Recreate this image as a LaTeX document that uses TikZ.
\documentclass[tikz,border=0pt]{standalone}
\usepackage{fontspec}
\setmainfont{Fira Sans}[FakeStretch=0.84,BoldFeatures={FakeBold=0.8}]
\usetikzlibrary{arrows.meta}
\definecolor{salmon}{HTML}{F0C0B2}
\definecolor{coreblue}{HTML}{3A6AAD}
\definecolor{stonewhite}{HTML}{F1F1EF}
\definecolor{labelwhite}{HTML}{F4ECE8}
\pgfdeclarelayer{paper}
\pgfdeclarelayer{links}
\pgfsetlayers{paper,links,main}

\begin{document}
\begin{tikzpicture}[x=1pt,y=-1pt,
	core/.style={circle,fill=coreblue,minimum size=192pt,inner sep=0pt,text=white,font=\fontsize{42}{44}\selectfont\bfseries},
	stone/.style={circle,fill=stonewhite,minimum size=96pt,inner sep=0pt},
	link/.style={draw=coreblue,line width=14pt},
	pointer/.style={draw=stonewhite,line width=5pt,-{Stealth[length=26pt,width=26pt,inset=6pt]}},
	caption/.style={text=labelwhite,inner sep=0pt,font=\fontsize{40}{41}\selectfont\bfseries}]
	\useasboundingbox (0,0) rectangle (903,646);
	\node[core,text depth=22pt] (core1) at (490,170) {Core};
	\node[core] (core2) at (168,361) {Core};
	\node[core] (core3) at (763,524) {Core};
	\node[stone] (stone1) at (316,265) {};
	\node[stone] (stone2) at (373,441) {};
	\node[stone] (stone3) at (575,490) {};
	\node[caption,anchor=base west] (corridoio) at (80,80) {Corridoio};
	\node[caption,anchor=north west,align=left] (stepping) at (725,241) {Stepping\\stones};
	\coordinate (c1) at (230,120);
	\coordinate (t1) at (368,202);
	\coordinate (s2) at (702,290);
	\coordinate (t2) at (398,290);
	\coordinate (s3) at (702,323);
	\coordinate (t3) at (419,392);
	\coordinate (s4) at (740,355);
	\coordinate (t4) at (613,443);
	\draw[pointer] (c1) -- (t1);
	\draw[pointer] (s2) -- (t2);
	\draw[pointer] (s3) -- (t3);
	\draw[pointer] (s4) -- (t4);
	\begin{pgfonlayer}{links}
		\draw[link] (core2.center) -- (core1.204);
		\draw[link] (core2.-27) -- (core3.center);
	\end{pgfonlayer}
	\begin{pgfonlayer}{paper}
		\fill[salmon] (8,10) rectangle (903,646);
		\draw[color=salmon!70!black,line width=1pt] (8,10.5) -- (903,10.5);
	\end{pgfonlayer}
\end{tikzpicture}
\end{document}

======

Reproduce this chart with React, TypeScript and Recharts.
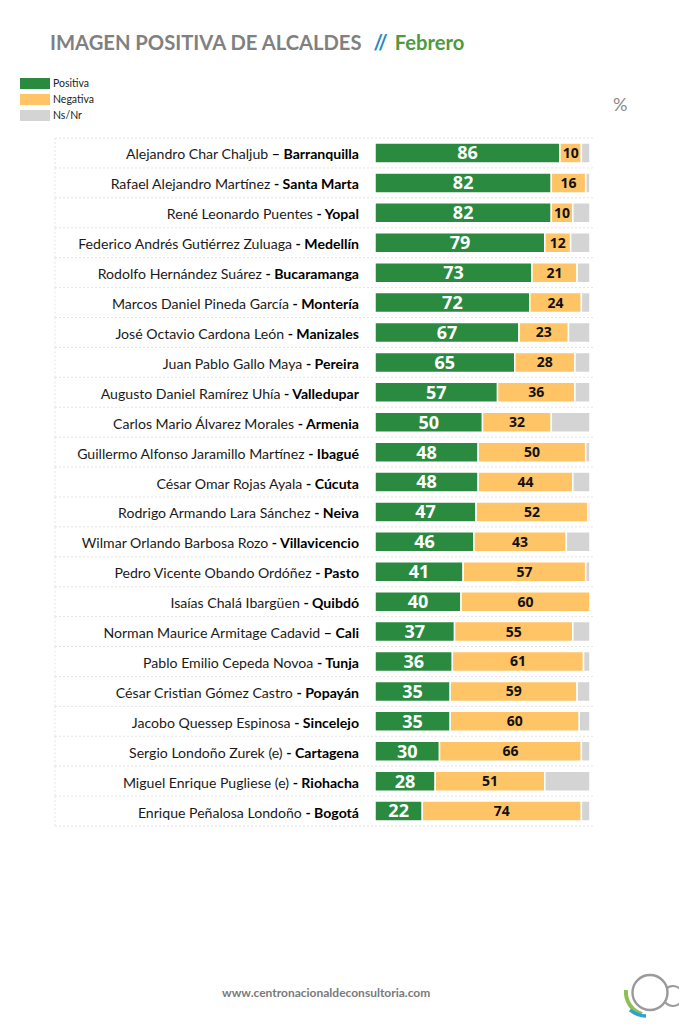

======

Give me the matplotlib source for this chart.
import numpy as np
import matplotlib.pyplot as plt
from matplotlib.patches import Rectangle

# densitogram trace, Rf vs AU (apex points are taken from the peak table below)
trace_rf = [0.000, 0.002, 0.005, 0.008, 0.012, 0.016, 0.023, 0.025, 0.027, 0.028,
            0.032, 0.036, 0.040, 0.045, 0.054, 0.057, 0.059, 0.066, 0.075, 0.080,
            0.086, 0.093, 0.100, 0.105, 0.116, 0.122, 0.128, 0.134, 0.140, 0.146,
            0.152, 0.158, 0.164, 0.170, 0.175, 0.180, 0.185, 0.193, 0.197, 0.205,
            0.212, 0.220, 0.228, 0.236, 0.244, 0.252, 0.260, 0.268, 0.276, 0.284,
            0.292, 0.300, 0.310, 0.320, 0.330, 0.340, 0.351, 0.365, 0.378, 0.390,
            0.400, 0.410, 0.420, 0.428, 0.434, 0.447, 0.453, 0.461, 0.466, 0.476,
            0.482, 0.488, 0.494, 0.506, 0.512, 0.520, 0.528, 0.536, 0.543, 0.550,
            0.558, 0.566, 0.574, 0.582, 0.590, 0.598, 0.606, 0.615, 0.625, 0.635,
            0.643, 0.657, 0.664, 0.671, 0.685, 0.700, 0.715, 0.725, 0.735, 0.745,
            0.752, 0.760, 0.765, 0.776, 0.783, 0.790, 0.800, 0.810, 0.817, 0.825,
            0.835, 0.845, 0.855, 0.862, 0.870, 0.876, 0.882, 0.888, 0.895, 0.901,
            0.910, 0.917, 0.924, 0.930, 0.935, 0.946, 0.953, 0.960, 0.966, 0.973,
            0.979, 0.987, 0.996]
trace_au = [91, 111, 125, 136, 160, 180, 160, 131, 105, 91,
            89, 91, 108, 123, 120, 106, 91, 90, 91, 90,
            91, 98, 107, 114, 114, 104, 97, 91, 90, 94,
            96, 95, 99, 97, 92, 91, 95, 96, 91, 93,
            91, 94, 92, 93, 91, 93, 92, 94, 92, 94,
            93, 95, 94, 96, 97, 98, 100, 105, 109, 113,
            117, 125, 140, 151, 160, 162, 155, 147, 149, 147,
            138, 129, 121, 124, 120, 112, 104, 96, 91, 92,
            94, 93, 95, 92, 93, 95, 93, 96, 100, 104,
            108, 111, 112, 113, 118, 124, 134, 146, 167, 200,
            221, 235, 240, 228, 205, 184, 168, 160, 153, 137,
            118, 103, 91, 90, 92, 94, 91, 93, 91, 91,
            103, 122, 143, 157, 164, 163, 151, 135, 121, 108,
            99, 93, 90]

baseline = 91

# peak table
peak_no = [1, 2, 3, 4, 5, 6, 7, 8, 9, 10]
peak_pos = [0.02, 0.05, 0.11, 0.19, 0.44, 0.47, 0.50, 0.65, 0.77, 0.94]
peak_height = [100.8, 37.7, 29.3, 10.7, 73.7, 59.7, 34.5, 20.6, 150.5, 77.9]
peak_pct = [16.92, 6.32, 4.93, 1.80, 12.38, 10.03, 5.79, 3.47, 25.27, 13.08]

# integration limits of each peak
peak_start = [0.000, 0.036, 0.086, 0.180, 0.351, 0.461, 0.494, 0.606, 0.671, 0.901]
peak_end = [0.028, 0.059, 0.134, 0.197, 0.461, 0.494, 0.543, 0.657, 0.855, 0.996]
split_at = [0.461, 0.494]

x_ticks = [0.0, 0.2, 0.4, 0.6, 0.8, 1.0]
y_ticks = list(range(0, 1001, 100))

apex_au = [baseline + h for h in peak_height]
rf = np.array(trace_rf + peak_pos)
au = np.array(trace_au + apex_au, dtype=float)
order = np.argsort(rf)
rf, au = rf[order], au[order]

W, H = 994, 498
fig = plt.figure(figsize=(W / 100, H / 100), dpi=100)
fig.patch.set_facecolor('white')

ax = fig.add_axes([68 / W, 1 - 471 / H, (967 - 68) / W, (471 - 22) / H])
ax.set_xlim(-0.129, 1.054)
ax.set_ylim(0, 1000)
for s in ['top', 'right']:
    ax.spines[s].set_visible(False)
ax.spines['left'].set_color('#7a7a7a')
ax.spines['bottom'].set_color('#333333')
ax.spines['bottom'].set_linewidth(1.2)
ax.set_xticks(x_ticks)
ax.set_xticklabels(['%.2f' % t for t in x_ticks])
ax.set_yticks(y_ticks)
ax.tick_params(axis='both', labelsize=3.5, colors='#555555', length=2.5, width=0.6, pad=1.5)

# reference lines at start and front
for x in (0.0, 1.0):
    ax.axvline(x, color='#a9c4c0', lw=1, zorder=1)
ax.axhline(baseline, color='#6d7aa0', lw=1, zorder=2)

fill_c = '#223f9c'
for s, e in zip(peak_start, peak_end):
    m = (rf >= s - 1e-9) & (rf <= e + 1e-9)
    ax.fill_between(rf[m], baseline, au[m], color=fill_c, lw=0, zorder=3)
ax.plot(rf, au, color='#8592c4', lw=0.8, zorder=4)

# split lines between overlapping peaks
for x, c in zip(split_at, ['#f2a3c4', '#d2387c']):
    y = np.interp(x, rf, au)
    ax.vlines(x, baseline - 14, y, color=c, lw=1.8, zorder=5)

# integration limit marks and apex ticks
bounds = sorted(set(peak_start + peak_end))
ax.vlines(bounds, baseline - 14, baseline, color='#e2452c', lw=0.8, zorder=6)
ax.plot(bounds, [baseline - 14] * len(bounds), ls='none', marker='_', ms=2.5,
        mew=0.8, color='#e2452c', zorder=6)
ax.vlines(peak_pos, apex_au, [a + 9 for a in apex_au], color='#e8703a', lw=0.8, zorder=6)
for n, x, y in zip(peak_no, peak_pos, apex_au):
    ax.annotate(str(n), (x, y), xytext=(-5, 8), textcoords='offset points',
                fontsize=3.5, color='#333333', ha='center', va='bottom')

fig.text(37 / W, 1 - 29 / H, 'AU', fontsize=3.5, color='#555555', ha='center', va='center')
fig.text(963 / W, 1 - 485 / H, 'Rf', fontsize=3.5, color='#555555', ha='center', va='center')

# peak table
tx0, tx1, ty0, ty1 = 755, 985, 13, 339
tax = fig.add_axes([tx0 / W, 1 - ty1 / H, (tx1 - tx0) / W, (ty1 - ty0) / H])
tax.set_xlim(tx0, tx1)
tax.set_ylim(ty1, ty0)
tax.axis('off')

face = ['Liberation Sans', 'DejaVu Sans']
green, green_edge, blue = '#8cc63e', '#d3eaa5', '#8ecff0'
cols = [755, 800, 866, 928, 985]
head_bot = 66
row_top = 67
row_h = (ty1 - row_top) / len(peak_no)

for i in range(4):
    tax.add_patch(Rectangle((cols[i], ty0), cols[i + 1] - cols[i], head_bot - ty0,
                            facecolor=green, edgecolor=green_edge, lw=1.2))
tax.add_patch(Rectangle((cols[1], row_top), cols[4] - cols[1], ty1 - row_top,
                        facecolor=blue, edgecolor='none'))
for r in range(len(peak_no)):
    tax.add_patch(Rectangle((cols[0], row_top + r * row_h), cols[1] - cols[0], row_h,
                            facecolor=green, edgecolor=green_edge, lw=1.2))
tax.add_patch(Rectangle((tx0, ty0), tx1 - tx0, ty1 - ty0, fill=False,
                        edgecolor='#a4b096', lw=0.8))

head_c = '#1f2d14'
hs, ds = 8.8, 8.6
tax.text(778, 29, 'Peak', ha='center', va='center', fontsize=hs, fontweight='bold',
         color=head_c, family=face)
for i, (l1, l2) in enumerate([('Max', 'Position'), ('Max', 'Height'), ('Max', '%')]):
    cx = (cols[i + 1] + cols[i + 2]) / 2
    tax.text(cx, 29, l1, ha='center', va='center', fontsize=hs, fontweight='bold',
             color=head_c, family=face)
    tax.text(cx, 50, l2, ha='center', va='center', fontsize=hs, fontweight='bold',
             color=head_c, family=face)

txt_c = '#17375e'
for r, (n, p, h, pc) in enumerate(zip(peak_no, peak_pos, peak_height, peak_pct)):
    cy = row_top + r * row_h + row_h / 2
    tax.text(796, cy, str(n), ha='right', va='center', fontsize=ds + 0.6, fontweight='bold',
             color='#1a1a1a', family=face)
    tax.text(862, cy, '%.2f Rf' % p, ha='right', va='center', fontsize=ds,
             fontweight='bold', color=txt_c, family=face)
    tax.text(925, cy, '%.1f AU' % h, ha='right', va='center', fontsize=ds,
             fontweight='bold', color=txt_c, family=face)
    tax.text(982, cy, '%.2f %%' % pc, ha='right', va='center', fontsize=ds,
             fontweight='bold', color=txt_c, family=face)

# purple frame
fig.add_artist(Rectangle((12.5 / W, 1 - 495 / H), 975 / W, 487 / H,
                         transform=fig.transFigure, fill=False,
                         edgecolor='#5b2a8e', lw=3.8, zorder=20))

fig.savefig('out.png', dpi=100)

======

**Requirement**
Among the entries above, locate the lines containing "Give me the matplotlib source for this chart." and "from matplotlib.patches import Rectangle", and transcribe exactly those two lines and all lines between.

**Solution to the exercise**
Give me the matplotlib source for this chart.
import numpy as np
import matplotlib.pyplot as plt
from matplotlib.patches import Rectangle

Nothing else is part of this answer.